What students with dyslexia frequently do learn as they struggle with the disability is perseverance, Shifrin said.

“They’re used to failure. They know that if they don’t succeed the first time, there are many ways to approach a problem, and I think that’s why we see 33 percent of the Fortune 500 company CEOs having dyslexia,” he said.

Before students launch a career, though, they need to get through school, and assistive technology, like audio books and text-to-speech or speech-to-text software, is making it easier than ever for them to do so.

“If a teacher says, ‘Read this chapter and be ready for class tomorrow,’ the point is, we want the child to comprehend,” Shifrin said. “If the child gets the information by listening much quicker than reading, it doesn’t matter to us which way they got the information; it’s what they do with the information that’s critical.”

Kennedy Krieger’s Wexler agrees. For many people with dyslexia, she said, reading is not going to be their strength. But technology provides access to books and texts for these students in a way that reading may not.

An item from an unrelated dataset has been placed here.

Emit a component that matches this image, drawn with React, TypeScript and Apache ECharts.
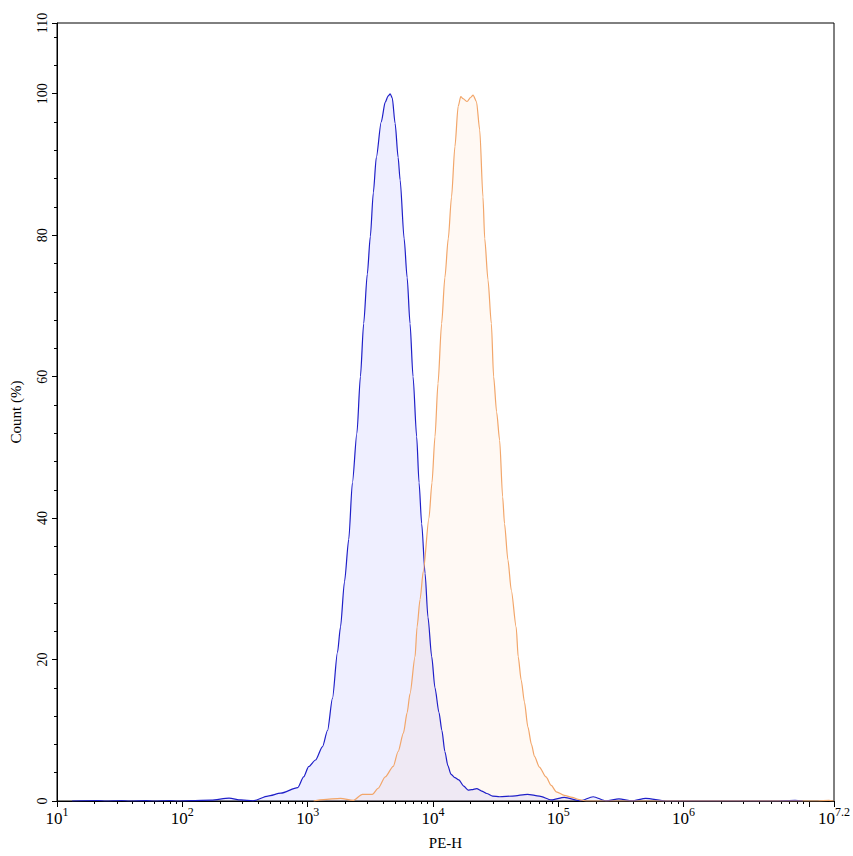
import * as echarts from 'echarts';
import { useEffect, useRef } from 'react';

// [log10(PE-H), count %]
const blueCurve: [number, number][] = [
    [1.12, 0], [1.333, 0.07], [1.389, 0], [1.516, 0.07], [1.579, 0], [1.714, 0.06], [1.77, 0],
    [1.897, 0.07], [1.96, 0], [2.071, 0.06], [2.23, 0.12], [2.373, 0.4], [2.468, 0.15], [2.563, 0.02],
    [2.683, 0.7], [2.786, 1.1], [2.921, 1.9], [2.968, 3.4], [3.008, 4.85], [3.063, 5.8], [3.119, 7.7],
    [3.159, 10], [3.198, 14.5], [3.238, 21], [3.262, 24.6], [3.294, 31], [3.328, 37], [3.357, 45],
    [3.393, 52], [3.421, 60], [3.447, 67.5], [3.476, 74.5], [3.5, 79.8], [3.524, 86], [3.548, 91],
    [3.587, 96], [3.619, 98.8], [3.643, 99.7], [3.659, 100], [3.675, 99.4], [3.698, 95.8], [3.722, 91],
    [3.738, 87.8], [3.77, 79.5], [3.794, 74], [3.817, 67.5], [3.841, 60], [3.87, 51.5], [3.889, 45],
    [3.91, 39.2], [3.937, 32.2], [3.96, 26], [3.99, 20.4], [4.016, 16], [4.048, 12.5], [4.071, 10],
    [4.095, 7], [4.119, 5], [4.143, 3.8], [4.175, 3.3], [4.206, 3.0], [4.246, 2.1], [4.28, 1.55],
    [4.31, 1.6], [4.349, 1.75], [4.389, 1.4], [4.429, 1.06], [4.476, 0.7], [4.532, 0.6], [4.635, 0.7],
    [4.754, 0.95], [4.849, 0.7], [4.944, 0.15], [5.048, 0.5], [5.175, 0.02], [5.278, 0.6], [5.381, 0.02],
    [5.484, 0.3], [5.587, 0.02], [5.698, 0.38], [5.857, 0], [6.754, 0], [6.889, 0.08], [6.952, 0],
];

const orangeCurve: [number, number][] = [
    [3.048, 0], [3.127, 0.2], [3.262, 0.38], [3.365, 0.1], [3.437, 0.95], [3.516, 0.95], [3.563, 1.8],
    [3.619, 3.4], [3.683, 4.9], [3.722, 7], [3.764, 9.6], [3.794, 12.5], [3.817, 15.2], [3.857, 20.4],
    [3.873, 24.6], [3.897, 28.5], [3.923, 32.5], [3.968, 40], [3.992, 45], [4.016, 51.5], [4.04, 59],
    [4.069, 67.5], [4.095, 74], [4.122, 79.5], [4.148, 85.4], [4.175, 92.5], [4.201, 98.2], [4.222, 99.6],
    [4.24, 99.3], [4.272, 98.9], [4.302, 99.5], [4.32, 99.8], [4.347, 98.9], [4.373, 94.9], [4.399, 85.4],
    [4.413, 79.5], [4.439, 73.7], [4.466, 67.5], [4.484, 60], [4.508, 55], [4.532, 51], [4.556, 43],
    [4.571, 39.2], [4.598, 34.1], [4.625, 29.8], [4.664, 24.6], [4.68, 20.4], [4.704, 17.1], [4.73, 14],
    [4.757, 10.5], [4.786, 8], [4.81, 6.3], [4.849, 4.8], [4.902, 3.4], [4.944, 2.2], [4.984, 1.3],
    [5.048, 0.8], [5.111, 0.5], [5.167, 0.2], [5.222, 0], [7.071, 0], [7.159, 0.08], [7.198, 0],
];

const xLabelExponents = [1, 2, 3, 4, 5, 6, 7.2];
const yLabels = [0, 20, 40, 60, 80, 100, 110];

const serif = '"Liberation Serif", "Times New Roman", serif';

// minor ticks at 2..9 x 10^n
const xMinorTicks: number[] = [];
for (let n = 1; n <= 6; n++) {
    for (let k = 2; k <= 9; k++) xMinorTicks.push(n + Math.log10(k));
}

export default function App() {
    const chartRef = useRef<HTMLDivElement>(null);

    useEffect(() => {
        document.body.style.margin = '0';
        if (!chartRef.current) return;

        const chart = echarts.init(chartRef.current, null, { renderer: 'svg' });

        const option: echarts.EChartsOption = {
            animation: false,
            backgroundColor: '#fff',
            grid: {
                left: 55,
                right: 15,
                top: 23,
                bottom: 55,
                show: true,
                borderColor: '#000',
                borderWidth: 1,
            },
            xAxis: [
                {
                    type: 'value',
                    min: 1,
                    max: 7.2,
                    interval: 1,
                    name: 'PE-H',
                    nameLocation: 'middle',
                    nameGap: 34,
                    nameTextStyle: { fontFamily: serif, fontSize: 15, color: '#000' },
                    axisLine: { onZero: false, lineStyle: { color: '#000', width: 1 } },
                    axisTick: { length: 6, lineStyle: { color: '#000' } },
                    splitLine: { show: false },
                    axisLabel: {
                        margin: 5,
                        fontFamily: serif,
                        fontSize: 17,
                        color: '#000',
                        showMinLabel: true,
                        showMaxLabel: true,
                        formatter: (v: number) => (xLabelExponents.includes(v) ? `{b|10}{s|${v}}` : ''),
                        rich: {
                            b: { fontFamily: serif, fontSize: 17, color: '#000', lineHeight: 21, verticalAlign: 'bottom' },
                            s: { fontFamily: serif, fontSize: 12, color: '#000', lineHeight: 21, verticalAlign: 'top' },
                        },
                    },
                    z: 3,
                },
                {
                    type: 'value',
                    min: 1,
                    max: 7.2,
                    position: 'bottom',
                    axisLine: { show: false, onZero: false },
                    axisLabel: { show: false },
                    splitLine: { show: false },
                    axisTick: { show: true, length: 3, customValues: xMinorTicks, lineStyle: { color: '#000' } },
                    z: 3,
                } as any,
            ],
            yAxis: [
                {
                    type: 'value',
                    min: 0,
                    max: 110,
                    interval: 20,
                    name: 'Count (%)',
                    nameLocation: 'middle',
                    nameGap: 34,
                    nameTextStyle: { fontFamily: serif, fontSize: 15, color: '#000' },
                    axisLine: { show: true, lineStyle: { color: '#000', width: 1 } },
                    axisTick: { show: true, length: 5, lineStyle: { color: '#000' } },
                    splitLine: { show: false },
                    axisLabel: {
                        rotate: 90,
                        margin: 8,
                        fontFamily: serif,
                        fontSize: 14,
                        color: '#000',
                        showMaxLabel: true,
                        formatter: (v: number) => (yLabels.includes(v) ? String(v) : ''),
                    },
                },
                {
                    type: 'value',
                    min: 0,
                    max: 110,
                    interval: 4,
                    position: 'left',
                    axisLine: { show: false },
                    axisTick: { show: true, length: 3, lineStyle: { color: '#000' } },
                    axisLabel: { show: false },
                    splitLine: { show: false },
                },
            ],
            series: [
                {
                    name: 'Blue',
                    type: 'line',
                    xAxisIndex: 0,
                    yAxisIndex: 0,
                    data: blueCurve,
                    symbol: 'none',
                    smooth: 0.25,
                    smoothMonotone: 'x',
                    silent: true,
                    lineStyle: { color: '#1f1fc8', width: 1.2 },
                    areaStyle: { color: 'rgba(0, 0, 255, 0.09)' },
                },
                {
                    name: 'Orange',
                    type: 'line',
                    xAxisIndex: 0,
                    yAxisIndex: 0,
                    data: orangeCurve,
                    symbol: 'none',
                    smooth: 0.25,
                    smoothMonotone: 'x',
                    silent: true,
                    lineStyle: { color: '#f2a66a', width: 1.2 },
                    areaStyle: { color: 'rgba(255, 150, 60, 0.08)' },
                },
            ],
        };

        chart.setOption(option);

        const handleResize = () => chart.resize();
        window.addEventListener('resize', handleResize);

        return () => {
            chart.dispose();
            window.removeEventListener('resize', handleResize);
        };
    }, []);

    return <div ref={chartRef} style={{ width: '853px', height: '856px' }} />;
}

“For young kids with dyslexia, it’s really about cultivating a love to read through listening to books so they can access same-age texts that they enjoy,” Wexler said.

Learning to access compensation strategies like assistive technology will help students with dyslexia manage, but not cure, their disability.

“It’s not a lifelong sentence, but it is a lifelong condition,” said Ness. “You can compensate. You can improve. But it’s like poor vision. I wear glasses. I will always wear glasses. My vision will never be perfect. I can compensate for it. But I will never win the battle with vision.”